The flat cost a grand total of $5 a week. Average at the time. It had a coal range and a gas oven, so it wasnt too difficult to warm in winter. However it had no hot water at all. “We used to venture down the road to the Student Union or the Phys Ed School squash courts for a shower, so this may not have occurred on a daily basis.”
Paula Worthington, Mike Fudakowski, Andrew Nowakowski and Tony Voykovic with the Staff Car. Photograph by Nigel Charters, used with permission.
Kasia Waldegrave who provided the photo, told me the flat was visited by the New Zealand Security Intelligence Service (NZSIS), the name having sparked fears of a communist domino effect having infiltrated Dunedin. Mike didnt recall this incident, but did remember another. “We were certainly visited by a Polish-speaking gentleman who said he was the Polish Consul from Wellington on a visit. A mystified man, puzzled by my own evident inadequacy with the Polish tongue. Nowakowski was called and came to the rescue to explain that the Department was only informally attached to the University. I think he knew the Polish words for student humour.”
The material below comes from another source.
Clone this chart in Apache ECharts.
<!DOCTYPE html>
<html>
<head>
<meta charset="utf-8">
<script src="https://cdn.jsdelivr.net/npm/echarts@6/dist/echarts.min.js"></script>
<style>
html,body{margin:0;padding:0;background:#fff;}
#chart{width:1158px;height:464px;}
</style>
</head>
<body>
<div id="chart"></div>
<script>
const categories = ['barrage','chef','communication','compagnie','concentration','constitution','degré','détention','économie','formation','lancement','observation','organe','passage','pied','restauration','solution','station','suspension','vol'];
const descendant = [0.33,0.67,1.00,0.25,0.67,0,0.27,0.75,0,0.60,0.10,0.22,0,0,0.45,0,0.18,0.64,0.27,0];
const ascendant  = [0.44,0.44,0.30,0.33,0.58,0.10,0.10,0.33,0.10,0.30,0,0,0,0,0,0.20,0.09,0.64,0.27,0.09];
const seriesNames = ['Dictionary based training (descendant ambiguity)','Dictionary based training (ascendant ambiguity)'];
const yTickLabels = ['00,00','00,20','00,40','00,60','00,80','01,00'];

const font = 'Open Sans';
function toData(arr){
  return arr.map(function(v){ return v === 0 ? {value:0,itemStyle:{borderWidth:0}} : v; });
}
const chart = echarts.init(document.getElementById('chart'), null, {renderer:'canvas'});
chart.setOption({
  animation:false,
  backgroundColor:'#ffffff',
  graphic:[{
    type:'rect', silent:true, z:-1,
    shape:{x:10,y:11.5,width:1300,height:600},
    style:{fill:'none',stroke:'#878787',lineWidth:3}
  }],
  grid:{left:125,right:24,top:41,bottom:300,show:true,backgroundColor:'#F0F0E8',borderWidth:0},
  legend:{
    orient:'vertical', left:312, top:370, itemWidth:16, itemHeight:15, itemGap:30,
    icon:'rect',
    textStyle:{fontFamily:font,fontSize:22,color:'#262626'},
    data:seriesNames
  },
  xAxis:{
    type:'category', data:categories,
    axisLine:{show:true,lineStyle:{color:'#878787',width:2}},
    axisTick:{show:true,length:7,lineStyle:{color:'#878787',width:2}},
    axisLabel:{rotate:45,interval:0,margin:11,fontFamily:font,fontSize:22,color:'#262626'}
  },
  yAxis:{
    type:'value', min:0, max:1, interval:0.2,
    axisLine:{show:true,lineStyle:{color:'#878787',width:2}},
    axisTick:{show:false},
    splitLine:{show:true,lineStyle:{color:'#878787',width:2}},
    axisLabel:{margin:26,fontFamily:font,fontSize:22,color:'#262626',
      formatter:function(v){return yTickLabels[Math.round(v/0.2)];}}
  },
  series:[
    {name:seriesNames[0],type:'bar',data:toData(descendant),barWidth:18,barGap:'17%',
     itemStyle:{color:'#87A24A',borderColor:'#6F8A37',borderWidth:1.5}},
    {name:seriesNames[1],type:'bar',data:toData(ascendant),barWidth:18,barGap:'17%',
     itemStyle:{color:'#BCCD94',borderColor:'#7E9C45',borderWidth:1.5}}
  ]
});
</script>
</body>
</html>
Curious about the NZSIS visit, I wrote them a letter. They checked their records, but there were no details of an investigation into the inhabitants of the Department of Slavonic Studies.
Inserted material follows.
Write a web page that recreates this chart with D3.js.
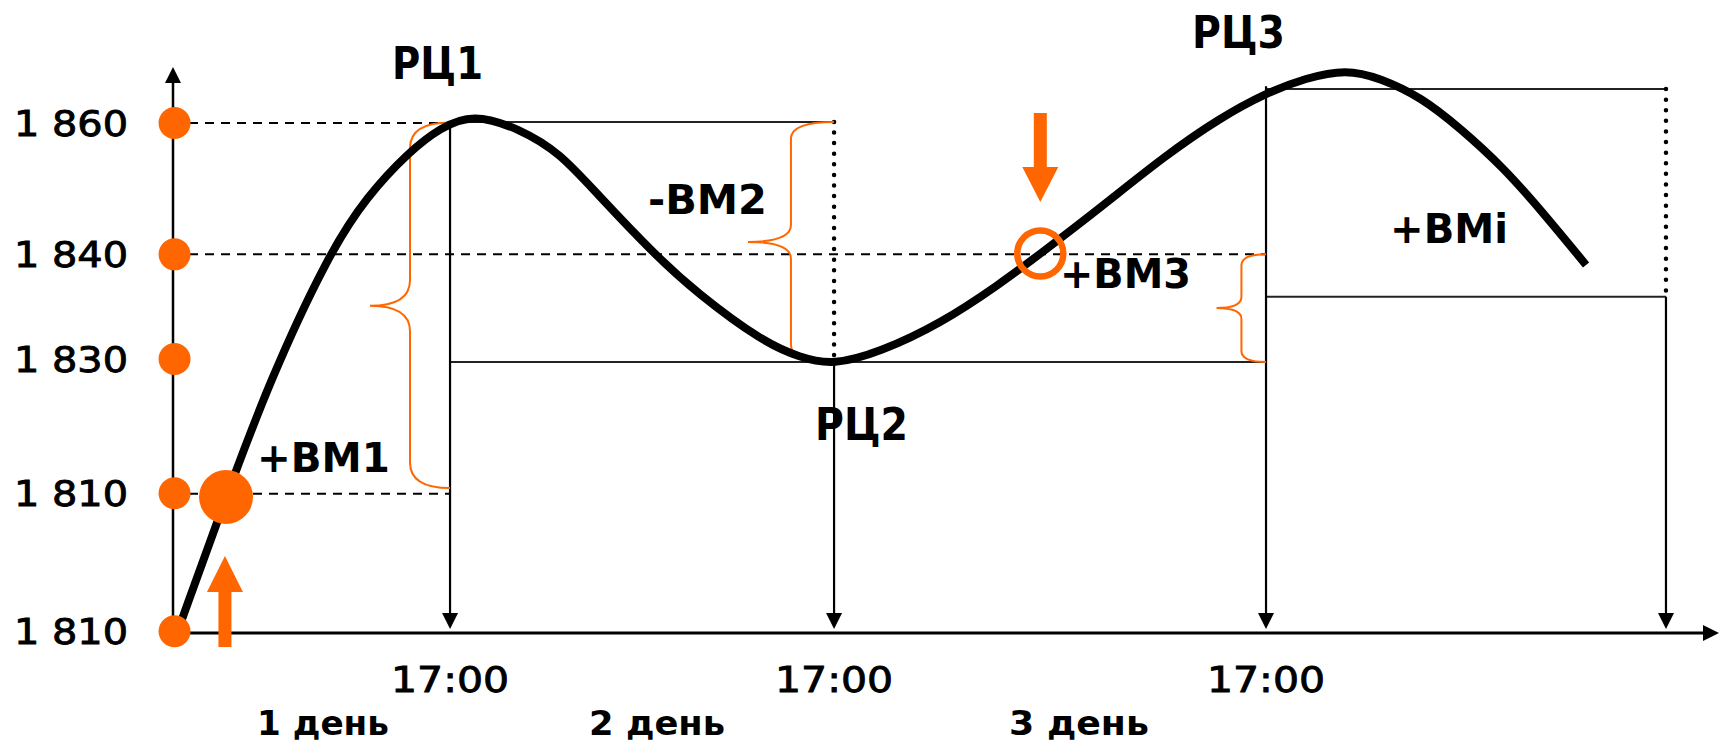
<!DOCTYPE html>
<html>
<head>
<meta charset="utf-8">
<script src="https://cdn.jsdelivr.net/npm/d3@7"></script>
<style>
  html, body { margin: 0; padding: 0; background: #fff; }
  svg { display: block; }
</style>
</head>
<body>
<svg id="chart"></svg>
<script>
// Schematic chart: time runs 0..100 along x, price level 0..100 along y
const curveTime  = [0.45, 3.43, 6.27, 10.03, 12.55, 15.33, 17.27, 19.40, 22.45, 25.03, 27.43, 31.18, 33.89, 38.16, 40.56, 42.69,
                    45.73, 49.61, 53.49, 56.08, 59.96, 64.23, 67.72, 70.70, 73.29, 75.87, 78.07, 80.72, 83.25, 86.03, 88.75, 91.40];
const curveLevel = [1.41, 24.03, 44.70, 66.78, 77.21, 85.16, 89.22, 91.80, 89.05, 84.81, 77.56, 66.78, 60.07, 51.41, 48.68, 47.30,
                    49.65, 54.59, 61.66, 66.96, 75.09, 84.45, 90.99, 95.41, 98.06, 99.60, 98.06, 94.70, 89.22, 82.33, 73.85, 65.02];

const tickLabels = ['1 860', '1 840', '1 830', '1 810', '1 810'];
const tickLevels = [90.1, 66.9, 48.4, 24.7, 0.3];

const closeTimes  = [17.92, 42.76, 70.70, 96.57];   // 17:00 каждого дня
const closeLabels = ['17:00', '17:00', '17:00'];
const dayLabels   = ['1 день', '2 день', '3 день'];
const dayTimes    = [9.70, 31.31, 58.60];

const rcNames   = ['РЦ1', 'РЦ2', 'РЦ3'];
const rcLevels  = [90.3, 47.9, 96.1];
const bmNames   = ['+ВМ1', '-ВМ2', '+ВМ3', '+ВМi'];
const entryTime = [3.43, 56.10];      // точки входа
const entryLevel = [24.03, 67.05];
const bm1Level = 24.6;
const bm3Level = 66.9;
const lastLow  = 59.4;

const W = 1719, H = 743;
const orange = '#ff6600';

const svg = d3.select('#chart').attr('width', W).attr('height', H);

const x = d3.scaleLinear().domain([0, 100]).range([173, 1719]);
const y = d3.scaleLinear().domain([0, 100]).range([633, 67]);

const g = svg.append('g');

// Пунктирные уровни от оси
const dashed = [
  [0, closeTimes[0], tickLevels[0]],
  [0, closeTimes[2], bm3Level],
  [0, closeTimes[0], bm1Level],
];
g.selectAll('.dash').data(dashed).enter().append('line')
  .attr('x1', d => x(d[0])).attr('x2', d => x(d[1]))
  .attr('y1', d => y(d[2])).attr('y2', d => y(d[2]))
  .attr('stroke', '#000').attr('stroke-width', 2).attr('stroke-dasharray', '9,7');

// Горизонтальные линии расчетных цен
const hlines = [
  [closeTimes[0], closeTimes[1], rcLevels[0]],
  [closeTimes[0], closeTimes[2], rcLevels[1]],
  [closeTimes[2], closeTimes[3], rcLevels[2]],
  [closeTimes[2], closeTimes[3], lastLow],
];
g.selectAll('.hl').data(hlines).enter().append('line')
  .attr('x1', d => x(d[0])).attr('x2', d => x(d[1]))
  .attr('y1', d => y(d[2])).attr('y2', d => y(d[2]))
  .attr('stroke', '#222').attr('stroke-width', 2);

// Вертикальные стрелки к 17:00
const vTops = [rcLevels[0], rcLevels[1], 96.6, lastLow];
const tipY = 629;
closeTimes.forEach((t, i) => {
  const cx = x(t);
  g.append('line')
    .attr('x1', cx).attr('x2', cx)
    .attr('y1', y(vTops[i])).attr('y2', tipY - 10)
    .attr('stroke', '#000').attr('stroke-width', 2.2);
  g.append('path')
    .attr('d', `M${cx - 8},${tipY - 16}L${cx + 8},${tipY - 16}L${cx},${tipY}Z`)
    .attr('fill', '#000');
});

// Точечные линии
const dotted = [
  [closeTimes[1], rcLevels[0], rcLevels[1]],
  [closeTimes[3], rcLevels[2], lastLow],
];
g.selectAll('.dot').data(dotted).enter().append('line')
  .attr('x1', d => x(d[0])).attr('x2', d => x(d[0]))
  .attr('y1', d => y(d[1])).attr('y2', d => y(d[2]))
  .attr('stroke', '#000').attr('stroke-width', 4.5)
  .attr('stroke-linecap', 'round').attr('stroke-dasharray', '0,10.6');

// Фигурные скобки
function brace(endT, top, bottom, vertT, tipT, tipL) {
  const ex = x(endT), vx = x(vertT), tx = x(tipT);
  const y0 = y(top), y1 = y(bottom), ym = y(tipL);
  const h = Math.max(11, (y1 - y0) * 0.07);
  return `M${ex},${y0}Q${vx},${y0} ${vx},${y0 + h}` +
    `L${vx},${ym - h}Q${vx},${ym} ${tx},${ym}` +
    `Q${vx},${ym} ${vx},${ym + h}` +
    `L${vx},${y1 - h}Q${vx},${y1} ${ex},${y1}`;
}
const braces = [
  [closeTimes[0], 90.2, 25.6, 15.33, 12.74, 57.8],
  [closeTimes[1], rcLevels[0], rcLevels[1], 39.97, 37.19, 69.1],
  [closeTimes[2], bm3Level, rcLevels[1], 69.11, 67.50, 57.4],
];
g.selectAll('.brace').data(braces).enter().append('path')
  .attr('d', d => brace(...d))
  .attr('fill', 'none').attr('stroke', orange).attr('stroke-width', 2);

// Кривая цены
const line = d3.line().x((d, i) => x(curveTime[i])).y(d => y(d)).curve(d3.curveBasis);
g.append('path')
  .datum(curveLevel)
  .attr('d', line)
  .attr('fill', 'none').attr('stroke', '#000').attr('stroke-width', 8);

// Оси
g.append('line').attr('x1', x(0)).attr('x2', x(0)).attr('y1', y(0)).attr('y2', y(100) + 12)
  .attr('stroke', '#000').attr('stroke-width', 2.5);
g.append('path').attr('d', `M${x(0) - 8},${y(100) + 16}L${x(0) + 8},${y(100) + 16}L${x(0)},${y(100)}Z`);
g.append('line').attr('x1', x(0)).attr('x2', x(100) - 10).attr('y1', y(0)).attr('y2', y(0))
  .attr('stroke', '#000').attr('stroke-width', 3);
g.append('path').attr('d', `M${x(100) - 16},${y(0) - 8}L${x(100) - 16},${y(0) + 8}L${x(100)},${y(0)}Z`);

// Оранжевые точки на оси
g.selectAll('.tickdot').data(tickLevels).enter().append('circle')
  .attr('cx', x(0.1)).attr('cy', d => y(d)).attr('r', 16).attr('fill', orange);

// Подписи оси Y
g.selectAll('.ticklab').data(tickLabels).enter().append('text')
  .attr('x', 128).attr('y', (d, i) => y(tickLevels[i]))
  .attr('dy', '0.36em').attr('text-anchor', 'end')
  .attr('font-family', 'DejaVu Sans').attr('font-size', 36)
  .attr('stroke', '#000').attr('stroke-width', 0.9)
  .attr('textLength', 114).attr('lengthAdjust', 'spacingAndGlyphs')
  .text(d => d);

// Точка входа и кружок
g.append('circle').attr('cx', x(entryTime[0])).attr('cy', y(entryLevel[0])).attr('r', 27).attr('fill', orange);
g.append('circle').attr('cx', x(entryTime[1])).attr('cy', y(entryLevel[1])).attr('r', 23)
  .attr('fill', 'none').attr('stroke', orange).attr('stroke-width', 6.5);

// Оранжевые стрелки
function fatArrow(cx, tip, headBase, tail) {
  return `M${cx},${tip}L${cx + 18},${headBase}L${cx + 6.5},${headBase}L${cx + 6.5},${tail}` +
    `L${cx - 6.5},${tail}L${cx - 6.5},${headBase}L${cx - 18},${headBase}Z`;
}
g.append('path').attr('d', fatArrow(x(3.36), 556, 592, 647)).attr('fill', orange);
g.append('path').attr('d', fatArrow(x(56.10), 202, 167, 113)).attr('fill', orange);

// Подписи
const bold = (sel) => sel.attr('font-family', 'DejaVu Sans').attr('font-weight', 'bold')
  .attr('lengthAdjust', 'spacingAndGlyphs');

const rcPos = [[14.17, 97.88, 91], [41.53, 34.10, 93], [65.91, 103.36, 93]];
rcNames.forEach((n, i) => {
  g.append('text').call(bold).attr('font-size', 44)
    .attr('x', x(rcPos[i][0])).attr('y', y(rcPos[i][1]))
    .attr('textLength', rcPos[i][2]).text(n);
});

const bmPos = [[5.43, 28.45, 133], [30.72, 74.03, 119], [57.37, 60.95, 131], [78.72, 68.90, 118]];
bmNames.forEach((n, i) => {
  g.append('text').call(bold).attr('font-size', 41)
    .attr('x', x(bmPos[i][0])).attr('y', y(bmPos[i][1]))
    .attr('textLength', bmPos[i][2]).text(n);
});

// Подписи оси X
closeLabels.forEach((n, i) => {
  g.append('text').attr('font-family', 'DejaVu Sans').attr('font-size', 36)
    .attr('stroke', '#000').attr('stroke-width', 0.9)
    .attr('x', x(closeTimes[i]) - 59).attr('y', 692)
    .attr('textLength', 118).attr('lengthAdjust', 'spacingAndGlyphs').text(n);
});
const dayW = [132, 136, 140];
dayLabels.forEach((n, i) => {
  g.append('text').call(bold).attr('font-size', 33)
    .attr('x', x(dayTimes[i]) - dayW[i] / 2).attr('y', 735)
    .attr('textLength', dayW[i]).text(n);
});
</script>
</body>
</html>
The flat possessed a small, asphalted back yard from which they could see, on Cumberland Street, the rear of Free Latvia, a flat where Jim Mora, Radio NZ broadcaster, used to live.
Critic 1977, vol. 53, no. 5, p.14
In September 2019, Jim Scott submitted reminiscences about his time at Toad Hall, a time that began in late 1958. The story of Toad Hall features on pages 54-59, 22 and 238 of Scarfie Flats of Dunedin and describes the beginnings of the flat in the 1960s. Many thanks Jim, for getting in touch and contributing to the story of Toad Hall. Scarfie Flats of Dunedin was a snapshot in time, its great to continue the story here, online.
After three years of residence in Knox College, we five: John Allen [Medicine], George Salmond [Medicine], Fred Strange [Medicine], Jim Scott [Dentistry], and Lachie Watson [Law], left at the end of 1958 to “go flatting”.
John & George (he had a car!) were deputed to scout for a flat. They somehow secured the tenancy of 22 Pitt Street: rent payable immediately. The back story was that until recently it had been occupied by two sisters. One had died, and the distraught survivor kept her sister with her for several days.